SUSAN-K-SMITHBY REV. DR. SUSAN SMITH

In case after case of police officers being accused of shooting unarmed suspects and/or using excessive force, the black community has walked away angry, offended and tired.  This country’s democracy is under assault now by the current administration, but the fact is, its democracy has never served black people well, nor was it ever intended to.

A story told by Anthony Ray Hinton, a black man in Alabama who spent 30 years on death row for a crime he did not commit brings to the fore all of the elements of how this “justice” system treats people of color, and poor people of any race. When Hinton was arrested by police officers, he recalls, he asked why he was being arrested and the officer said it was for murdering two managers of fast food restaurant during a robbery. A third restaurant was robbed and the manager was shot, but survived. He identified Hinton as the perpetrator and Hinton was arrested, although he was at work in a warehouse 15 miles away at the time of the shooting.

Hinton protested when he was arrested, telling the officer that he was innocent, but he recalls that the officer told him that he was going down. “You are accused of killing two white men, you are being arrested by a white police officer, you will be tried in front of a white judge by a white prosecutor in front of an all-white jury. You are going down.” (https://eji.org/anthony-ray-hinton-exonerated-from-alabama-death-row)

The officer was right. And even though the Equal Justice Initiative (EJI) was able to prove that Hinton had not in fact committed the crimes, he sat on death row 15 years more after that revelation. He was finally released, the charges dropped, but not before his entire life was ruined.

The story was riveting and compelling to listen to, but it was troubling because in this, the 21st century, black, brown and poor people are still fighting to get justice from the justice system, and any gains made in an attempt to procure justice are being eroded by the current administration. In Columbus, Ohio, the Fraternal Order of Police issued a no-confidence vote toward the city’s mayor, Andrew Ginther, as a protest against the firing of Officer Zachary Rosen, who was shown on videotape kicking and stomping on the head of a suspect in his custody.  This incident followed his having been exonerated of using excessive force in the shooting of an African American male suspect just two weeks earlier.

The structure of our justice system is such that it makes us believe there is “justice for all,” but the fact of the matter is that justice is elusive for far too many. From the grand jury to jury by trial, the system is slanted in favor of those who have money, many to most of whom are white. If history is to be believed, our “justice system” has been in violation of the United States Constitution for generations by too often not granting speedy trials, equal protection under the law, and trial by a “jury of one’s peers.” There is no way anyone can declare that an all-white jury is the “peer” of an African American or any person of color, and yet, the system persists.

In this country, politicians lift up the Constitution as a sort of holy grail, but in the case of it being respected and followed in the pursuit of justice for those who need it most but who can least afford it, their words ring hollow. And now, this nation has an attorney general who is touting his belief in “law and order” which has historically meant the imposition of white supremacist beliefs onto the justice system, resulting in far too many African American males being locked up in prisons for the rest of their lives.

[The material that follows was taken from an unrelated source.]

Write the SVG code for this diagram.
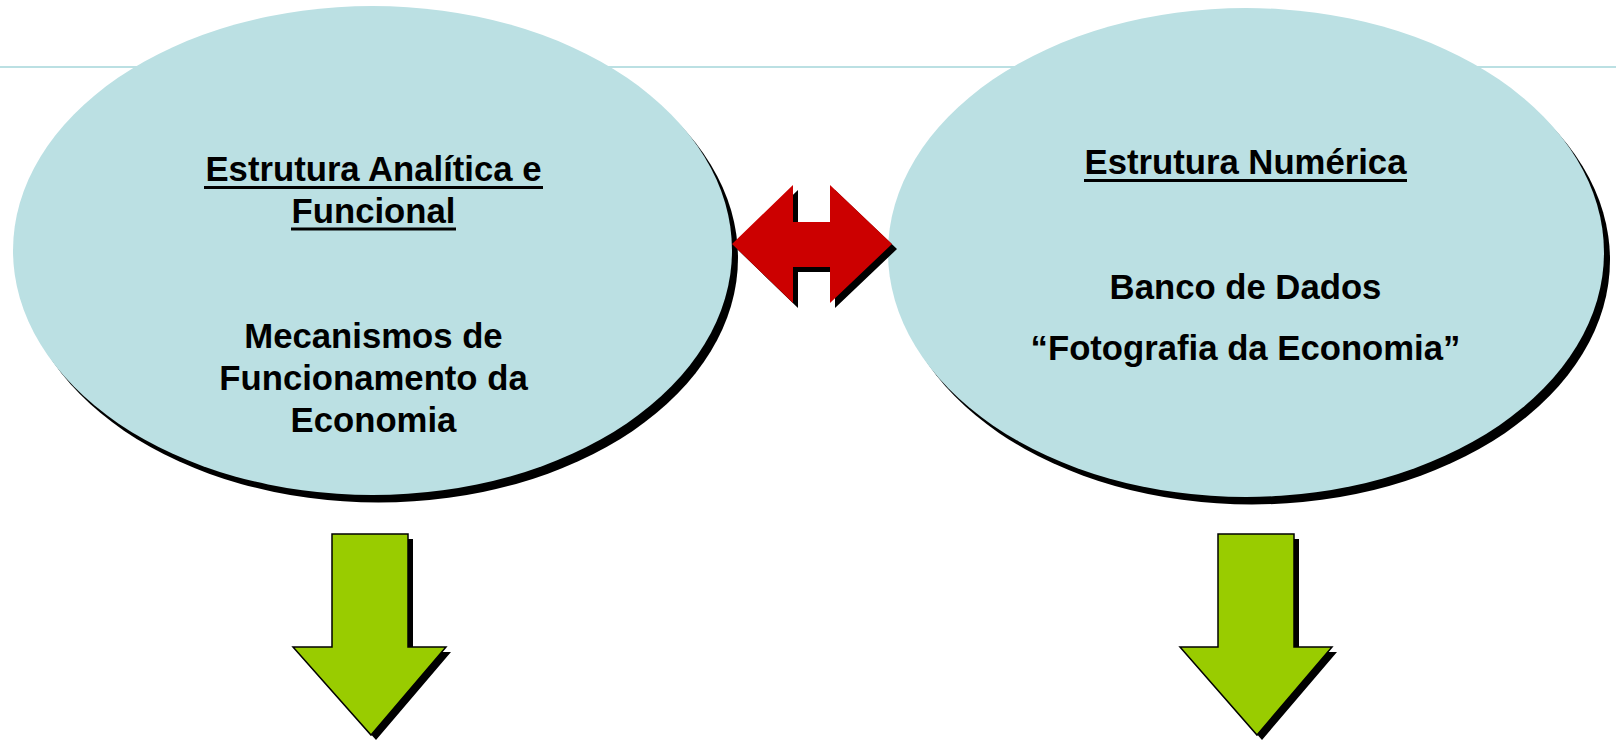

People are concentrating on the tweets being pushed out by the current president, but our energy would be much better spent learning how the grand jury works in our states and teaching people about it, keeping tabs on the prosecutor and working not only to get a troubling prosecutor out of office but a prosecutor more aligned with a belief in real justice into office. All politics is local. It is “we the people” in the cities and states who have to be vigilant in electing prosecutors, judges, and sheriffs who will be more apt to follow the Constitution than their white supremacist ideology.

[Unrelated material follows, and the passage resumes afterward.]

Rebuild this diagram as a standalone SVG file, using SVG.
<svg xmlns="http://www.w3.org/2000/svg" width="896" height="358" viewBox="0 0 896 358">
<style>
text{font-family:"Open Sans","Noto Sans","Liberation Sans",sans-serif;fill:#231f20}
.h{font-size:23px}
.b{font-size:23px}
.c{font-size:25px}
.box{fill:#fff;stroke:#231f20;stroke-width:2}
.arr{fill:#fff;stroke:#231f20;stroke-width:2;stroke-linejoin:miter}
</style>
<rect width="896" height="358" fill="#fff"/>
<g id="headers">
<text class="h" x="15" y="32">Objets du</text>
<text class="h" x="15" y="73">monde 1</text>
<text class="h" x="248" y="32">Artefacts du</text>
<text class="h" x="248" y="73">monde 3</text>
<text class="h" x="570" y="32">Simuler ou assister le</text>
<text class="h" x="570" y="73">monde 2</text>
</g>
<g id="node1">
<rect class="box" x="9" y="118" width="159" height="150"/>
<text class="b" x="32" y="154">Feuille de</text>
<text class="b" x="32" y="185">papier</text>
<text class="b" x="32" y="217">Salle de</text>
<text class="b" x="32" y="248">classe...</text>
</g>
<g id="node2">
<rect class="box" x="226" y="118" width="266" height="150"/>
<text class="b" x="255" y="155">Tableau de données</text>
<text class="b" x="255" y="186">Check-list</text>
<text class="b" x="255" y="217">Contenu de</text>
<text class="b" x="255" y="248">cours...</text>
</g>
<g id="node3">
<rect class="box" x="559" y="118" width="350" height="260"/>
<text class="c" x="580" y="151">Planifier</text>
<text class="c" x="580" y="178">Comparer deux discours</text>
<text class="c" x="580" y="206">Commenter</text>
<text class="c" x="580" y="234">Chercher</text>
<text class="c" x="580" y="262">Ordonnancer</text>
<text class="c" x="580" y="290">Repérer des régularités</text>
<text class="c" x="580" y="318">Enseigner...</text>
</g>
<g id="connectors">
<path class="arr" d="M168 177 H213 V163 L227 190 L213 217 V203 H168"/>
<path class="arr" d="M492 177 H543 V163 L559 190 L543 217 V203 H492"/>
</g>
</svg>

Someone said in a recent interview “I wish we had never had the coloreds come over and pick our cotton. I wish we had done it ourselves.”

We do too.

But since you did bring us over, and since we are citizens of this country who by our sweat and labor built the economy which makes you comfortable, “you,” the American justice system, need to get on the job and follow the Constitution and the words of the Pledge of Allegiance, which clearly says that in this country, there is “liberty and justice for all.”